While oil and coal may be struggling, that’s not the case all across the energy sector.
Right now, the world’s two most populous nations are forging ahead with one specific form of power: uranium.
For many, it’s a forgotten or overlooked sector of the energy market, especially in the wake of Japan’s Fukushima disaster. But given the burgeoning demand for, and limited supply of, this crucial component of the energy mix, it’s time for a closer look at uranium. And one recent major deal is drawing serious attention… for good reason.
Demand Is Surging Worldwide
In mid-April Indian Prime Minister Narendra Modi paid a visit to Canada. While there, he signed a five-year 3,000 tonne deal to buy uranium in order to power his country’s nuclear reactors. It’s an agreement worth C$350 million dollars. Why is this significant? Narendra’s meeting was the first India-Canada governmental visit in 42 years. But more importantly, it was the first nuclear contract between these two nations in four decades.
And it may just be a foreshadowing of what’s to come.
Despite the terrible Japanese Fukushima disaster, globally there are hundreds of new reactors either under construction or in planning stages.

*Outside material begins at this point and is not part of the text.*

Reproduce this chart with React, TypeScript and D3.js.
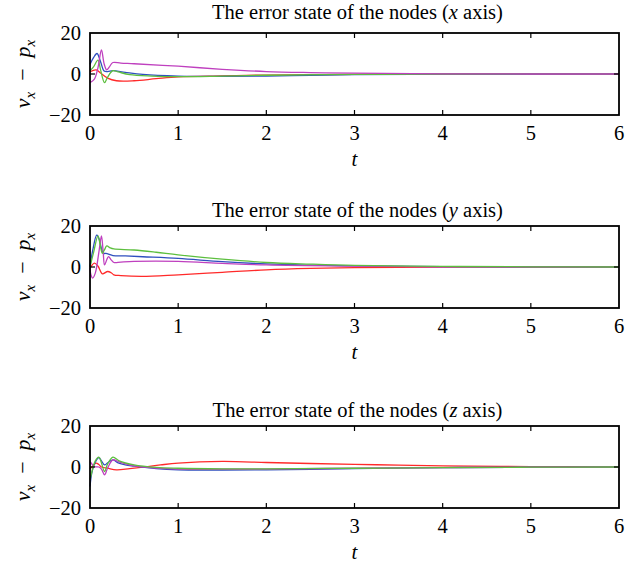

The United States is the largest consumer of uranium in the world, requiring more than 50 million pounds annually, yet producing only 4.7 million pounds domestically. China consumes 19 million pounds per year, and that’s expected to reach 73 million pounds by 2030.
China, too, only produces about 4 million pounds annually, while on track to build the most nuclear power capacity, nearly tripling by 2020, in an anxious bid to alleviate problems with air pollution. For its part, India’s in the midst of a major build out of nuclear power generation as well. The country’s installed capacity is now at 5,780 megawatts, but that’s set to nearly double in just the next four short years to 10,080 megawatts.
Why Prices Dropped and How We’ll Catch the Rebound
After Fukushima, uranium prices lost about 60%. But the four-year cyclical bear appears to have run its course.
As illustrated in the chart below, since bottoming near $28 in mid-2014, spot uranium prices have already gained nearly 40% to reach their current level around $38.50. It’s now looking increasingly like last summer’s $28 low is the bottom for the current cycle.
Analysts estimate that new production of uranium from conventional mining projects requires a price of $83/lb. About 56% of world mine supply is sourced from conventional mines. So the bar is pretty high, at more than double the current spot price.
As I explained above, the developing world is not only committed to nuclear, but aggressively expanding its share of the power generation mix. And that’s going to demand a lot of uranium.
Price Increases Look Inevitable
Worldwide annual consumption is forecast to leap from 155 million pounds to about 230 million pounds within nine years. India’s agreement is a wise step to secure the required fuel – roughly 7 million pounds of uranium concentrate into 2020.
Keep in mind that uranium provides clean, base load power at low cost to billions of people. And at current spot prices, many producers can’t turn a profit.